What birds have taught us about structural color

Most colored materials owe their color to the absorption of light: certain wavelengths are absorbed and others transmitted. This talk will present experiments and arguments based on scattering theory that shed some light on why red structural colors are difficult to make.

Most colored materials owe their color to the absorption of light: certain wavelengths are absorbed and others transmitted. The color arises from the remaining wavelengths that are reflected or scattered back to the observer. In nature we often see a different type of coloration, known as structural color, which comes from interference or diffraction of light and not absorption: certain wavelengths are transmitted, while others constructively interfere and are reflected. Structural colors are common in birds and particularly in blue feathers, which consist of disordered arrays of pores that scatter light. I will discuss efforts to make synthetic systems that mimic the bird feathers -- that is, systems that show structural colors that are indistinguishable from traditional, absorption-based colors, both in their saturation and their angle independence. The synthetic samples display rich blues and greens, but they do not display red colors. Interestingly, the same trend occurs in birds: there are no known red birds with angle-independent structural color. I will present experiments and arguments based on scattering theory that shed some light on why red structural colors are difficult to make.

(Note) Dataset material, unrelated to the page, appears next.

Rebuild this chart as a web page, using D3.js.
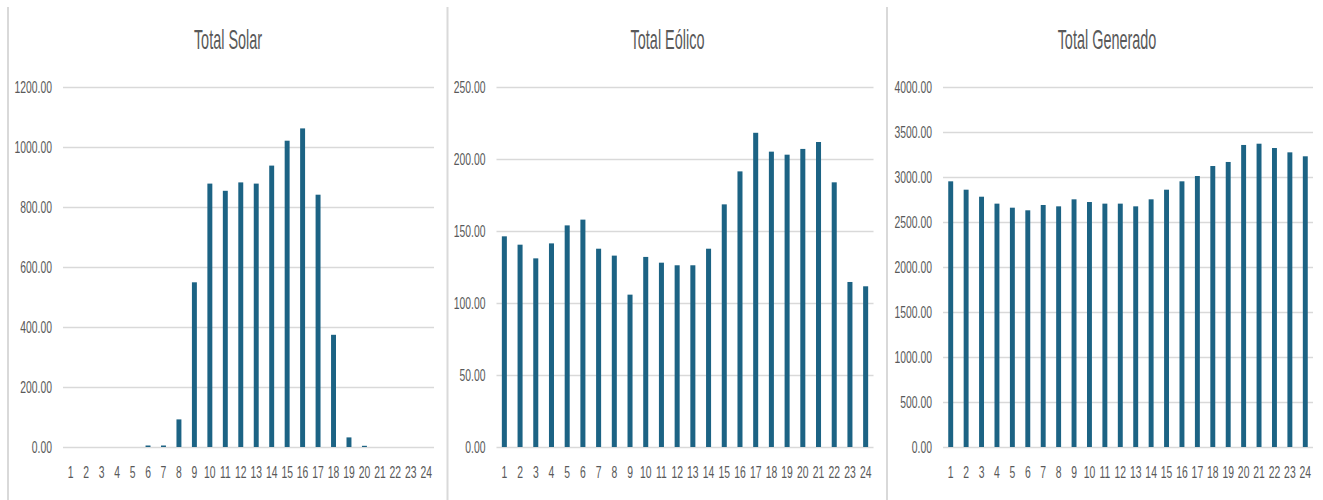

Professor Vinothan N. Manoharan

Vinothan N. Manoharan is the Wagner Family Professor of Chemical Engineering and Professor of Physics at Harvard University. His research focuses on understanding how systems containing many particles suspended in a liquid -- such as nanoparticles, proteins, or cells -- organize themselves into ordered structures like crystals, viruses, and even living tissues. His lab uses optical microscopy and holography to watch these systems self-assemble in real time. The goal is to discover new, general physical principles that underlie complex systems and to apply these principles to practical problems in materials science, nanotechnology, and medicine. Manoharan received his Ph.D. from the University of California, Santa Barbara in 2004 and worked as a postdoctoral researcher at the University of Pennsylvania before arriving at Harvard in 2005.